The Silent World, a book based on his daily logs, was published in 22 languages and sold more than five million copies all over the world. His written works included eight volumes of the Undersea Discovery series and 21 volumes of the Ocean World encyclopedia series. He produced more than 115 TV films and wrote 50 books. His well-known books include The Shark: Splendid Savage of the Sea (1970), Dolphins (1975), and Jacques Cousteau: The Ocean World (1985). His 90-minute underwater film based on his book The Silent World won the Palm d’Or at the 1956 Cannes Film Festival and an Academy Award in 1957. In 1961, US President John F. Kennedy awarded him the Special Gold Medal of the National Geographic Society but was just one among many awards.
Cousteau married Simone Melchior in 1937 and the couple had sons Jean-Michel and Philippe, who joined their father in his undersea expeditions. Cousteau died of a cardiac arrest on June 25, 1997, in Paris at the age of 87.
1. Jacques Cousteau learnt to swim when he was four years old. He developed a special liking for mechanical things at a very early age and even built a model of a marine crane when he was just 11 years old.
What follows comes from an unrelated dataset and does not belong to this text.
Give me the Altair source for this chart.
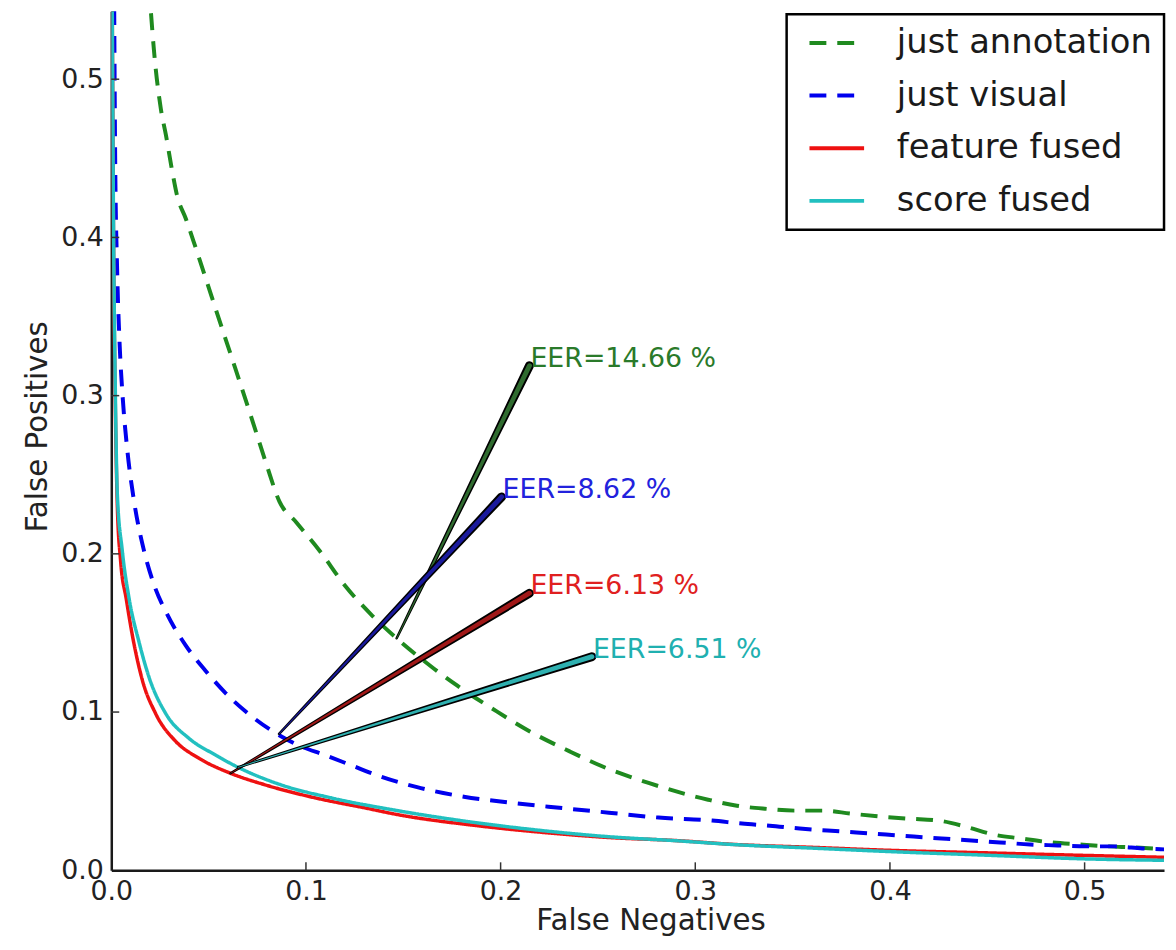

2. An automobile accident in 1933, cut short his naval aviation career. Cousteau then chose to become a naval pilot. He indulged his passion for the ocean leading to his association with oceans and oceanic life.
3. Jacques Cousteau had bought a US minesweeper, named Calypso, in the year 1950. Calypso’s first expedition to the Red Sea resulted in a number of discoveries of unknown species of plants and animals and volcanic basins beneath the Red Sea. Calypso undertook a 13,800-mile journey in 1955. During the expedition, Cousteau filmed the movie version of his book The Silent World which won him awards and accolades.
4. In 1980, Cousteau produced TV programmes on the greater St. Lawrence waters followed by the 1984 Cousteau Amazon series. Cousteau/Mississippi: The Reluctant Ally won Emmy Award in the mid-1980s.